In preparation for the Winter Olympics in Pyeongchang, South Korea, WBBM’s Rick Gregg spoke with experts in each of four sports in a series of interviews for WBBMNewsradio.com. Today: Mike Larsen, Director of the Wisconsin Biathlon Association.
CHICAGO (WBBM NEWSRADIO) — It is, in Mike Larsen’s words, “the most rigorous sport on the planet.”
It is the Biathlon.
“Pretty much everyone’s going to be running red-line all the time when you’re racing, and then you’re supposed to get into a shooting range and be perfectly calm. It’s a big ask,” said Larsen, the Director of the Wisconsin Biathlon Association and a competitor himself.
That contrast in styles is what keeps him on the course.
“You have to prepare yourself before you come into the range,” he said. “We don’t actually come into the range relaxed and ready to take a nap. We practice coming to the range at high heart rates. During the offseason when we can’t ski we will run trails, and then come to the range just as if we were skiing and practice our shooting under those conditions. You have to do something to get to a point where you’re comfortable and not relying so much on very fine motor control skills.”
Of course, you also have to ski fast.

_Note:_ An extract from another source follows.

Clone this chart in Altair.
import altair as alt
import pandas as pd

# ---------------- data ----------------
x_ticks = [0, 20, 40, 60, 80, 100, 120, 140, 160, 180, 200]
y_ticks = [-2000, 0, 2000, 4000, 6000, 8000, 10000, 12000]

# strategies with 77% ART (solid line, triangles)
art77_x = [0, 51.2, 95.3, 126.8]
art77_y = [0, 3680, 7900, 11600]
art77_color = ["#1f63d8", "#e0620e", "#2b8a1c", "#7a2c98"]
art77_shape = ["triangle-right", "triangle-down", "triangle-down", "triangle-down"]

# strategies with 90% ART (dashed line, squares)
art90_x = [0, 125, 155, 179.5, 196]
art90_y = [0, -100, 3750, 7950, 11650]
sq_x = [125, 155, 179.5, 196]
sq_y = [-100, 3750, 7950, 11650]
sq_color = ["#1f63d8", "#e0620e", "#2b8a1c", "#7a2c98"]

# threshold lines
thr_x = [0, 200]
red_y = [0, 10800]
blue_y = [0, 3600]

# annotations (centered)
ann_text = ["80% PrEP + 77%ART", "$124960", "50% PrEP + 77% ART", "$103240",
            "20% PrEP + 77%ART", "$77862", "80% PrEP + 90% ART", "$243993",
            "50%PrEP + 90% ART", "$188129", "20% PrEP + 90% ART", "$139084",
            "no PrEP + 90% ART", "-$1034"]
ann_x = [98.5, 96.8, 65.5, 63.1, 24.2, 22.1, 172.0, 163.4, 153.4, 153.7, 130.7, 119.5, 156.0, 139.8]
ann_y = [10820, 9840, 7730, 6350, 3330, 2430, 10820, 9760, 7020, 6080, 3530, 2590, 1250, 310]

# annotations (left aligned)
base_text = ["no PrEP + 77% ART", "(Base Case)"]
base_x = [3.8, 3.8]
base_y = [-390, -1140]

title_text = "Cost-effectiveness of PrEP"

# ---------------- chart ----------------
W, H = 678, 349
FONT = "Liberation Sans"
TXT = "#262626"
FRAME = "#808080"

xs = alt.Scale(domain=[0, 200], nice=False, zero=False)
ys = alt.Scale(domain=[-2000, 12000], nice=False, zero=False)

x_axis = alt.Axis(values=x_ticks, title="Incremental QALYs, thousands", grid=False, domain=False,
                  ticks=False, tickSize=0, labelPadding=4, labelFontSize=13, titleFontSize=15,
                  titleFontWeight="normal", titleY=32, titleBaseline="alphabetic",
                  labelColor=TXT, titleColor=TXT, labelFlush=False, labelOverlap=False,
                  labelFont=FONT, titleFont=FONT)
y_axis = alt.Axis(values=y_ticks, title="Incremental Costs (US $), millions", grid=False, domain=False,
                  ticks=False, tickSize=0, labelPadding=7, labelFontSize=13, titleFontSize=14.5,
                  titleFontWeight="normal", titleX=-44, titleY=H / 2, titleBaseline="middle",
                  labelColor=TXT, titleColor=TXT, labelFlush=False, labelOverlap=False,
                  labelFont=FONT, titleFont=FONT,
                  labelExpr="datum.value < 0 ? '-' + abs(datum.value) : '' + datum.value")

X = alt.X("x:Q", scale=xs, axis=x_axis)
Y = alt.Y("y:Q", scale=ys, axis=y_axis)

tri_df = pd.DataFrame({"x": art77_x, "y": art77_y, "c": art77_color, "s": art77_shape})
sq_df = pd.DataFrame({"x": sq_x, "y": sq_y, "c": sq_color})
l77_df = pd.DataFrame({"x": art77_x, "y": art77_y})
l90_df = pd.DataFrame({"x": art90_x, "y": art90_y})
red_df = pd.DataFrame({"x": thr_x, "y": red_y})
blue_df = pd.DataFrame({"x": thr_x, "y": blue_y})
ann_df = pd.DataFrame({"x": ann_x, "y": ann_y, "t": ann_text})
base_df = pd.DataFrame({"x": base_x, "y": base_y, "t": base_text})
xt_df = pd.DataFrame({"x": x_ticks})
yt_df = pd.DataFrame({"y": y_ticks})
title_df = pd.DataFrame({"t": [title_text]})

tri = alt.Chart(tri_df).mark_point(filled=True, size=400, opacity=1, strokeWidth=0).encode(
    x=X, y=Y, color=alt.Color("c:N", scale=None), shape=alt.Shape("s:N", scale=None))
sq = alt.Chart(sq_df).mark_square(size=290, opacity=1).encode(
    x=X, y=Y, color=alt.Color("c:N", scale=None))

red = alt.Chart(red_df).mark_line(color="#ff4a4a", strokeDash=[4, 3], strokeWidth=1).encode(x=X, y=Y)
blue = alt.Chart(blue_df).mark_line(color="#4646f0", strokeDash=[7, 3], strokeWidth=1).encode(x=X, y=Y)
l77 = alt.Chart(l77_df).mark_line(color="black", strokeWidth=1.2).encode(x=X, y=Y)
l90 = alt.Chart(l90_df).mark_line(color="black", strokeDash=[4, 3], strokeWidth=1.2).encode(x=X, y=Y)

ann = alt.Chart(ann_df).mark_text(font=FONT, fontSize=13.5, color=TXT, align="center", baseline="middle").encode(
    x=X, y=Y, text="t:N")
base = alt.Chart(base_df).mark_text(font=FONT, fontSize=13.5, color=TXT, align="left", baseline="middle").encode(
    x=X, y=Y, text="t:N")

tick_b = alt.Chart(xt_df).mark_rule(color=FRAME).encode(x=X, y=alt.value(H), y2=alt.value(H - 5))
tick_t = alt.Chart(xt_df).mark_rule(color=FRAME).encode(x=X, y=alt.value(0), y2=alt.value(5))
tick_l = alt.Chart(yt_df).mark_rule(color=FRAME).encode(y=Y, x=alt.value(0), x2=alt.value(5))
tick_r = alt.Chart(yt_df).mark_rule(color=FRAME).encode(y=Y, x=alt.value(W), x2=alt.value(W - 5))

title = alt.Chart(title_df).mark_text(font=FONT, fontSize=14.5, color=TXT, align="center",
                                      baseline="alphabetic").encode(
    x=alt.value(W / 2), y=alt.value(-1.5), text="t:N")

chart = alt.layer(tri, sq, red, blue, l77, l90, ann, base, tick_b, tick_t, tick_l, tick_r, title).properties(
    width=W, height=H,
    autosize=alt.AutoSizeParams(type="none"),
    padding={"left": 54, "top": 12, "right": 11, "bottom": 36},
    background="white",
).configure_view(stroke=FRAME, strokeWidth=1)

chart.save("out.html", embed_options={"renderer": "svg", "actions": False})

And if you miss a target on the range and have to run a penalty lap, things can go sour fast.
“Catching up 20- to 25-seconds to a skier that’s at your level can be difficult,” Larsen said. “Some of the top skiers in the world – and you see this in the World Cup and the Olympics – can make up a lot of time in one lap. However, if you end up in a total meltdown situation in the range, where your sights are off, where the wind is terrible, and you’re missing three or four…that tends to push you out of the podium for sure.”And don’t underestimate that wind. he harder it blows, the wilder the sport gets.
“You always shoot prone first, and then standing toward the end of the race. Which makes it exciting because you’re more fatigued. And that’s where the wind really comes in, because the wind will actually push you and the rifle around. You’re trying to hit a target that’s 50 meters away, so the wind can blow you way off target, very easily.”
The Wisconsin Biathlon Association is the only organization within 150 miles of Chicago promoting the sport. Overseas, it’s a different story.
“Biathlon in Europe is the largest spectator winter sport,” Larsen said. “Biathlon is a prime time sport in Europe.”
That’s because of its roots as a military competition in Russia, Germany and Scandinavia. In fact, no North American man has ever won a medal in any biathlon event at the Winter Olympics, and only one woman has – Canada’s Myriam Bédard, 24 years ago.
There are four Biathlon courses in Wisconsin, two of which are brand new. The closest is in Eagle, about an hour over the state border from Illinois.
And per Larsen, people make the trip:
“We have a lot of members in the northern Illinois area, so that’s not really that far of a drive,” he said.